From a tech perspective, this is simple automation, but it changes trust. It also mirrors what many manufacturing clients expect from suppliers who give them status updates, even if the product is just fresh paint on a wall.

Materials science behind modern paints

Where tech really hides in plain sight is the paint itself. Residential painters do not usually develop formulas, but they choose between products that are clearly shaped by chemistry and production research.

Formulations tuned for climate

Paint made for high UV areas like Colorado often contains:

  • Improved UV resistant pigments
  • Binders designed for flexibility over a wider temperature range
  • Mildecides to slow mold growth where moisture is an issue

Manufacturers tweak these formulas based on accelerated weathering tests. Painters see the end result as better color retention or fewer cracks on sun exposed sides. They might not think about the process in the lab, but it shapes what they recommend to homeowners.

Low VOC and healthier interiors

For interior painting, more customers ask for low or zero VOC products. The chemistry behind that is complex, but the daily impact is simple: lower odor, fewer complaints, and a safer work setting for crews who spend many hours breathing near fresh coatings.

Tech minded readers might see this as process control around emissions and worker exposure, similar to what factories deal with, just on a smaller scale inside residential spaces.

Digital marketing and lead generation

If you are reading this on a technology focused site, there is a good chance you arrived here from search, not from a printed flyer. Residential painters know that.

SEO, reviews, and simple analytics

Colorado Springs painting companies depend heavily on:

  • Local search visibility
  • Online reviews and ratings
  • Photo galleries of finished projects

Behind that, there are basic analytics tools that track which pages get traffic, which search terms people use, and where leads come from. Again, this is not very advanced from a tech industry point of view, but for a trade that used to live off word of mouth alone, it is a real shift.

There is a bit of a tension here. Some painters feel they spend too much time on websites and not enough on job sites. Others argue that without a strong online presence, the phone simply does not ring as often. I think the truth sits somewhere in between.

Before and after as simple “product data”

High quality before and after photos act as proof, almost like test reports. They show siding damage, chalking, and then finished surfaces under similar light. Over time, painters build a visual library of what “good” looks like on different materials: stucco, fiber cement, wood, brick.

Some organize these by neighborhood or siding type. For a tech audience, this starts to look like a small, informal database. Not very structured, but still helpful when advising customers who want to know how a certain product looks on a home similar to theirs.

What this looks like for someone used to manufacturing

If you work in manufacturing or technology, you might see echoes of your own world in all this, just scaled down and scattered across trucks and houses.
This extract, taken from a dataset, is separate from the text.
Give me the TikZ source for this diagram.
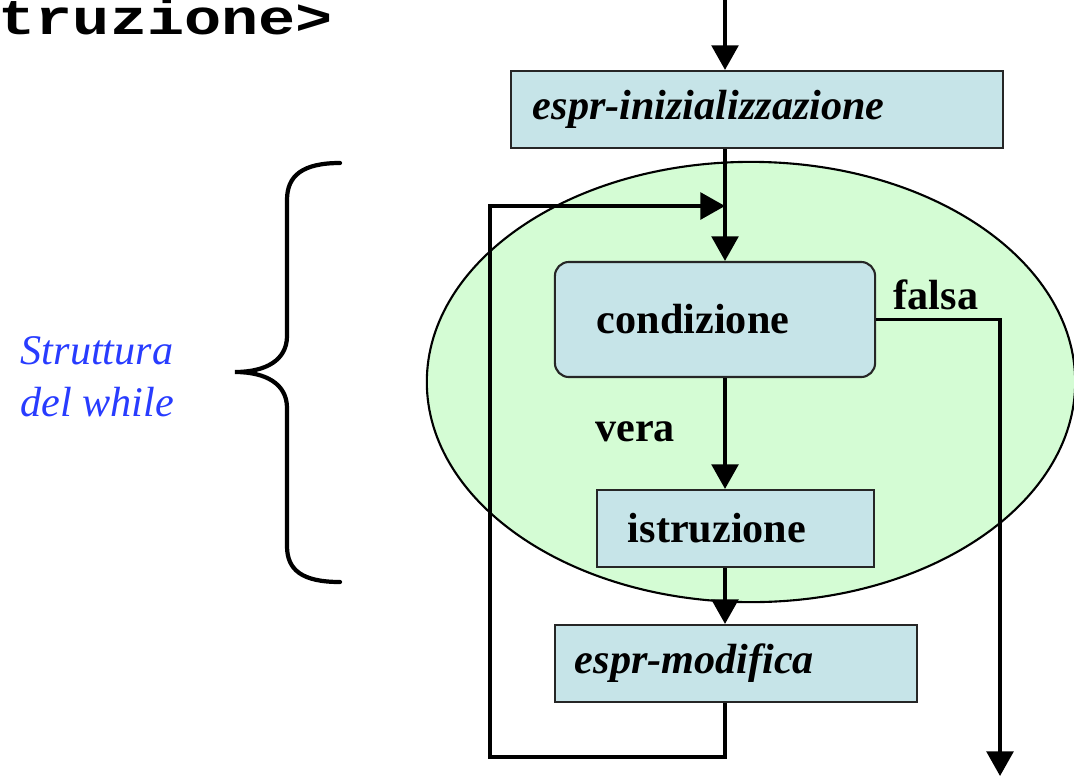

  • Estimating and planning: similar to quoting and scheduling jobs
  • Surface and climate checks: similar to process conditions for coatings or curing
  • Sprayer settings and product sheets: akin to machine parameters and spec sheets
  • Customer updates: similar to production status messages
  • Review and photo data: parallel to quality records and signoffs

Of course, painting a house is not as complex as running a factory line with thousands of parts per hour. But the same impulses appear: reduce rework, improve predictability, and give customers clearer expectations.

I have seen some tension too. A few painters say the tech gets in the way, slows them down, or becomes another subscription fee without clear return. Others swear by it. They log every detail, track job times closely, and refine their processes quarter by quarter.
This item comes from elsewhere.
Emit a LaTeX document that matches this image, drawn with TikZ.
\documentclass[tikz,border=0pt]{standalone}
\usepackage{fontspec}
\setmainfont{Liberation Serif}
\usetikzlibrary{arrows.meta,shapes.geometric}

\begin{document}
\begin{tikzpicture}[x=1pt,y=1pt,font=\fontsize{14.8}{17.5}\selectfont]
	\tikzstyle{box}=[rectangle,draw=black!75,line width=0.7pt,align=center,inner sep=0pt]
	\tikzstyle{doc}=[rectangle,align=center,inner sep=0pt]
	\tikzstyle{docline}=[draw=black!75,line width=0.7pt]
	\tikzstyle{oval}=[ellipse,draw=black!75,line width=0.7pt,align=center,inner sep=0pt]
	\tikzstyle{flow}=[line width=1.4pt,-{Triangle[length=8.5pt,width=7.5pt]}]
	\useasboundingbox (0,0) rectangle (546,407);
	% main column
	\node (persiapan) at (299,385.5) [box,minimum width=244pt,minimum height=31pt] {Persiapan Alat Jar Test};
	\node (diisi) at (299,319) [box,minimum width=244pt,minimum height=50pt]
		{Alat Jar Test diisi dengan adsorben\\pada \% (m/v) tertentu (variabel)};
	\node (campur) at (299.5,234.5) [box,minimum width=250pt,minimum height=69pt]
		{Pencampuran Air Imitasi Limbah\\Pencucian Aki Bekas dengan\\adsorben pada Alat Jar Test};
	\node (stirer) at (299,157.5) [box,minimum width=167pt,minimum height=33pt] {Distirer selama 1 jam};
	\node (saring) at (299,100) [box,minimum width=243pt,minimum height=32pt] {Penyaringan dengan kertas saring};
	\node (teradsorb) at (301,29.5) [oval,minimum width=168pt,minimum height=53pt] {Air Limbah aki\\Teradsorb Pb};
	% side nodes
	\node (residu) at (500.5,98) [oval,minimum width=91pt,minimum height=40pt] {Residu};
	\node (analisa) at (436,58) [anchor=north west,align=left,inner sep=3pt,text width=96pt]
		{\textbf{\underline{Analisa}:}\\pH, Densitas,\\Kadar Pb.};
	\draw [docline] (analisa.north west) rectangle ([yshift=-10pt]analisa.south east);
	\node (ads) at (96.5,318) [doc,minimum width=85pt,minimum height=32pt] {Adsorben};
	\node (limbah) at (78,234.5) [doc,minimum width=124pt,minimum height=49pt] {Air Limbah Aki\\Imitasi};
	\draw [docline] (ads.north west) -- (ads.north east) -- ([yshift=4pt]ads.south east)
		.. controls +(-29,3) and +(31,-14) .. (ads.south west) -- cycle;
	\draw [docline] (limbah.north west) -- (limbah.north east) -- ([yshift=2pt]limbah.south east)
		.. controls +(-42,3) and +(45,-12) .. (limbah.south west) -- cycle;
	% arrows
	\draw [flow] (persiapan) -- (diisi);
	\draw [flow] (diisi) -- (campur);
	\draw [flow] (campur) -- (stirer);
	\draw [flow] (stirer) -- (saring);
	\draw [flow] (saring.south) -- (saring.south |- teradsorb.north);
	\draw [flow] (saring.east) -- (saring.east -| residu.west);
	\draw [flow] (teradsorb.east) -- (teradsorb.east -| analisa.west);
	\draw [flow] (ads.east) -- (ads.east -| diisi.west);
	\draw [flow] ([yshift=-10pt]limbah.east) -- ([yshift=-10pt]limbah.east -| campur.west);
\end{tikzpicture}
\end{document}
They are probably both right in different contexts.

Where tech might push residential painting next

Predicting the future of a trade like painting is tricky. It will not turn into a software business, but some trends are already visible.

More precise data on failure and durability

Right now, many paint failures are blamed on “bad prep” or “cheap paint” with little evidence. Over time, I expect more companies to track:

  • Exact product used and batch number
  • Surface type and prep method
  • Application method (spray, roll, brush)
  • Weather conditions at application
  • Time until noticeable defects appear

If they pair this with photos and basic notes, they can make better long term choices for specific neighborhoods and exposures. For example, they might learn that a certain product lasts longer on north facing stucco in higher elevation parts of Colorado Springs than another.

Light integration with smart homes

This one is still early, and I am personally not fully convinced it will matter much, but some homeowners already use lighting scenes through smart bulbs and controls. Paint color interacts strongly with light temperature.

I can imagine simple tools where painters adjust virtual lighting in an app to show how a given color will look under cool white LEDs, warm incandescent, or daylight bulbs. Maybe clients will send their smart lighting settings along with room photos.

Is that necessary? Maybe not for everyone. But for tech aware customers who think about CRI, kelvin ratings, and glare, it might feel natural.

Questions people often ask about tech in residential painting

Does technology actually make house painting better, or is it just for show?

In my view, it depends on how it is used. When tech helps with clear tasks such as estimating, color selection, surface checks, and communication, quality usually improves and surprises drop. When it becomes a distraction, used more for marketing photos than for real decisions, the value fades.

Can a small painting crew in Colorado Springs afford all of this?

Many of the tools are not as expensive as people think. Simple moisture meters, color sensors, and decent sprayers fit into normal tool budgets. Software often comes as low cost apps. A small crew might start with just two or three pieces of tech that solve the biggest headaches, instead of trying to buy everything at once.

If you had to pick one tech change that matters most, what would it be?

For exterior work in Colorado Springs, I would pick better use of moisture and temperature checks. Getting the surface conditions right prevents peeling and failure years later. It is not glamorous, but it saves homeowners and painters from repeat work. For interior projects, I would probably say good color tools combined with real samples, because color regret is one of the most common complaints.